Hero Power: Temporal Loop, which starts your turn over.
Writeup by: Liz
Toki is all about making smart use of her unusual Hero Power, which rewinds time to send you back to the beginning of your turn. It’s as though your turn never happened — and who can prove that it did? — anything you cast is back in your hand, their results undone. This comes in handy when you play anything that targets randomly, from Arcane Missiles to Firelands Portal. Don’t like the results of your spell? Just go back and try again — but be warned, you can only do this once per turn and sometimes the results of your second attempt will be even worse.
But to make the most of it, you need a deck packed with with abilities that that pick random targets, draw/discover random cards, or summon random minions.

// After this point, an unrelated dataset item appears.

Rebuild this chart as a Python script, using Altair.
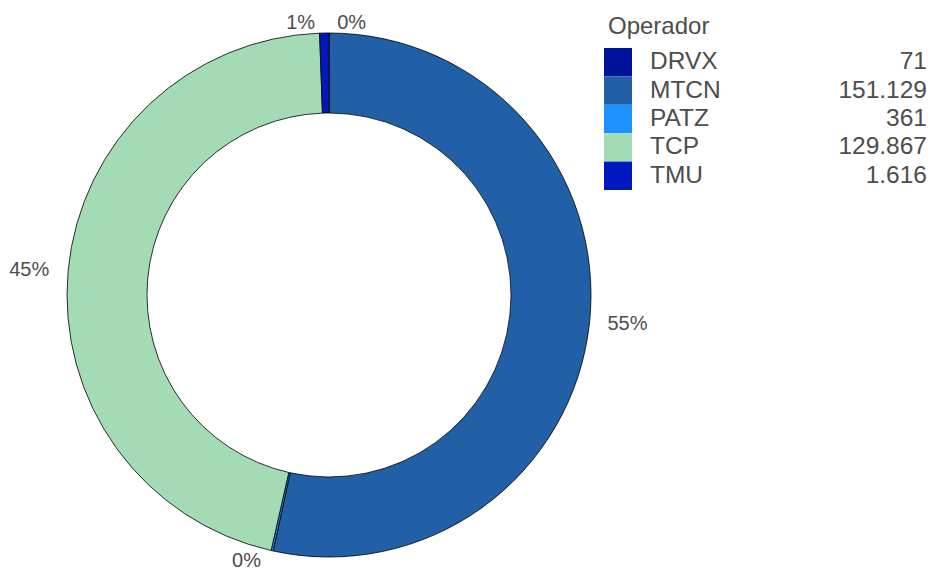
import altair as alt
import pandas as pd

operators = ["DRVX", "MTCN", "PATZ", "TCP", "TMU"]
values = [71, 151129, 361, 129867, 1616]
value_labels = ["71", "151.129", "361", "129.867", "1.616"]
pct_labels = ["0%", "55%", "0%", "45%", "1%"]
colors = ["#00129A", "#215FA6", "#1E90FF", "#A3DBB5", "#0019BE"]

df = pd.DataFrame({
    "Operador": operators,
    "valor": values,
    "valor_txt": value_labels,
    "pct": pct_labels,
})

FONT = "Liberation Sans"
TXT = "#4D4D4D"
CX, CY = 321, 287

base = alt.Chart(df)
color = alt.Color("Operador:N", scale=alt.Scale(domain=operators, range=colors), legend=None)
theta_scale = alt.Scale(domain=[0, 1])

frac_base = base.transform_joinaggregate(total="sum(valor)").transform_calculate(
    frac="datum.valor / datum.total"
)

arcs = frac_base.mark_arc(outerRadius=262, innerRadius=182, stroke="black", strokeWidth=0.8).encode(
    theta=alt.Theta("frac:Q", stack=True, scale=theta_scale),
    color=color,
    order=alt.Order("Operador:N"),
    x=alt.value(CX),
    y=alt.value(CY),
)

lab_base = frac_base.transform_window(
    cum="sum(frac)", sort=[alt.SortField("Operador")], frame=[None, 0]
).transform_calculate(mid="datum.cum - datum.frac / 2")

def lab_layer(cond, align, dx):
    return lab_base.transform_filter(cond).mark_text(
        align=align, baseline="middle", radius=272, fontSize=20, color=TXT, font=FONT, dx=dx
    ).encode(
        theta=alt.Theta("mid:Q", stack=None, scale=theta_scale),
        text="pct:N",
        x=alt.value(CX),
        y=alt.value(CY),
    )

lab_left = lab_layer("datum.mid < 0.5", "left", 8)
lab_right = lab_layer("datum.mid >= 0.5", "right", -9)

ysc = alt.Scale(domain=operators, range=[40, 182], paddingInner=0, paddingOuter=0)

swatch = base.mark_rect().encode(
    x=alt.value(596), x2=alt.value(624),
    y=alt.Y("Operador:N", scale=ysc, axis=None),
    color=color,
)
names = base.mark_text(align="left", baseline="middle", fontSize=24.5, color=TXT, font=FONT).encode(
    x=alt.value(642),
    y=alt.Y("Operador:N", scale=ysc, axis=None),
    text="Operador:N",
)
vals = base.mark_text(align="right", baseline="middle", fontSize=24.5, color=TXT, font=FONT).encode(
    x=alt.value(919),
    y=alt.Y("Operador:N", scale=ysc, axis=None),
    text="valor_txt:N",
)
title = alt.Chart(pd.DataFrame({"t": ["Operador"]})).mark_text(
    align="left", baseline="middle", fontSize=24, color=TXT, font=FONT
).encode(x=alt.value(600), y=alt.value(19), text="t:N")

chart = alt.layer(arcs, lab_left, lab_right, swatch, names, vals, title).properties(
    width=920, height=564, padding=0, autosize=alt.AutoSizeParams(type="none")
).configure_view(stroke=None)

chart.save("out.html", embed_options={"renderer": "svg", "actions": False})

Chaos abilities add to that randomness and make your deck entertainingly unpredictable. That’s not usually my favorite kind of gameplay, but I found it fun. Beyond going as random as possible with your spell selection, look out for the Double Time treasure, which causes the first spell you cast each turn to immediately cast a second time on a random target. This doubles the effectiveness of all of your spells, though you have to be wary of spells that can target you as well as your opponent (but that’s what rewinding time is for). And if it pops up, Potion of Vitality is practically a must-have for any dungeon runs: doubling your health lets you stay competitive against bosses that otherwise have more health than you.
And that’s all for this rundown, folks. Now get monster hunting to take down Hagatha!